"Kur'an kursu denetim eksikliği, güvenlik gerekçesiyle geçiştirilemez"

HDP Diyarbakır Milletvekili Nimetullah Erdoğmuş, Diyarbakır'da 6 öğrencinin hayatını kaybettiği Kur'an kursu binasındaki yangınla ilgili denetimlerde eksikliğin, güvenlik gerekçesiyle geçiştirilmesinin mümkün olmadığını söyledi. Diyarbakır Müftülüğü görevinde bulunduğunu hatırlatan Erdoğmuş, "O denetim hizmetleriyle ilgili kurumun kendi ihmalleri olabilir ama güvenlik gerekçesiyle asla ve asla yaşadığım süre içerisinde, görev yaptığım sürede böyle bir sıkıntıyla karşılaşmadık." dedi.

Halkların Demokratik Partisi (HDP) Diyarbakır Milletvekili Nimetullah Erdoğmuş, Türkiye Büyük Millet Meclisi'nde (TBMM) basın toplantısı düzenledi. Erdoğmuş, 1 Aralık'ta Diyarbakır'ın Kulp ilçesi Karaağaç köyünde 6 öğrencinin hayatını kaybettiği Kur'an kursunda çıkan yangın olayıyla ilgili açıklamalarda bulundu.

Denetimdeki eksikliği güvenlik gerekçesiyle geçiştirmenin mümkün olamayacağını kaydeden Erdoğmuş, "Bilfiil kendim o hizmetlerde Diyarbakır Müftülüğünü yaparak bulunduk. Ve o denetim hizmetleriyle ilgili kurumun kendi ihmalleri olabilir ama güvenlik gerekçesiyle asla ve asla yaşadığım süre içerisinde, görev yaptığım sürede böyle bir sıkıntıyla karşılaşmadık. Medreselerin bölgede Kur'an kursları hizmetleri adı altında kontrol altına alınarak onların müfredatı onların muhtevası onların denetim ve kadro hizmetlerine dokunmadan sadece şeklen Kur'an kursu resmi kimliği adı altında kontrol altında tutulması da yarın bir başka mahsuru beraberinde geçirecektir." diye konuştu.
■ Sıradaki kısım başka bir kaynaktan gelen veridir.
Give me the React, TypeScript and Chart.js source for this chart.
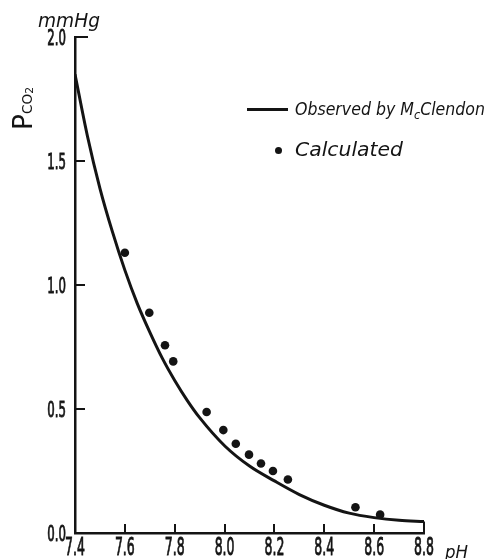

Bir gazetecinin, "HDP Milletvekili Meral Danış Beştaş az önce açıklama yaptı. Tahir Elçi'nin suikaste kurban gittiğini söyledi. Sizin düşünceniz nedir?" sorusuna Erdoğmuş, şu cevabı verdi: "Rahmetli Tahir Elçi'nin suikastı dünyanın gözü önünde gündüz vakti Diyarbakır'ın en işlek semtlerinden biri olan Balıkçılarbaşı semtinin hemen devamında dört ayaklı minarenin bulunduğu yerde bu şekilde vefat etmesi elbette ki herkes için kuşkulandırıcıdır. Çünkü Diyarbakır'da bir Diyarbakırlı olarak Diyarbakır'da yetişmiş ve o mahalleleri ve sokakları orta eğitimden beri bilen biri olarak Diyarbakır'ın o cadde ve sokağında güvenlik zafiyetinin olması asla ve asla imkan dahilinde değildir. Hele hele bugünkü sokağa çıkma yasaklarının olduğu Sur ilçesinin tamamen olağanüstü koşullarla adeta abluka altında tutulduğu bu süreçte o bölgede aygıtların olmaması, kameraların olmaması ve güvenlik zafiyetinin olması mümkün değil. Bundan dolayı bu olay aydınlatılıncaya kadar elbette ki biz de ailesinin yanında olacağız. Bir yandan bunun takipçisi olacağız diğer yandan da bu sürdükçe bu aydınlanma süreci uzatıldıkça kaygılar ve o konudaki endişeler de ister istemez o noktaya temerküz edecek. Nedir o nokta? O nokta bu olayın gerçek failleriyle ilgili geçmişten beri süre gelen acaba o faili meçhul cinayetlerde olduğu gibi üstü örtbas edilecek ve farklı gündemlerle gündem dışı bırakılabilecek mi şeklinde kaygılar gittikçe artıyor. Bizde aynı kaygıları taşıyoruz."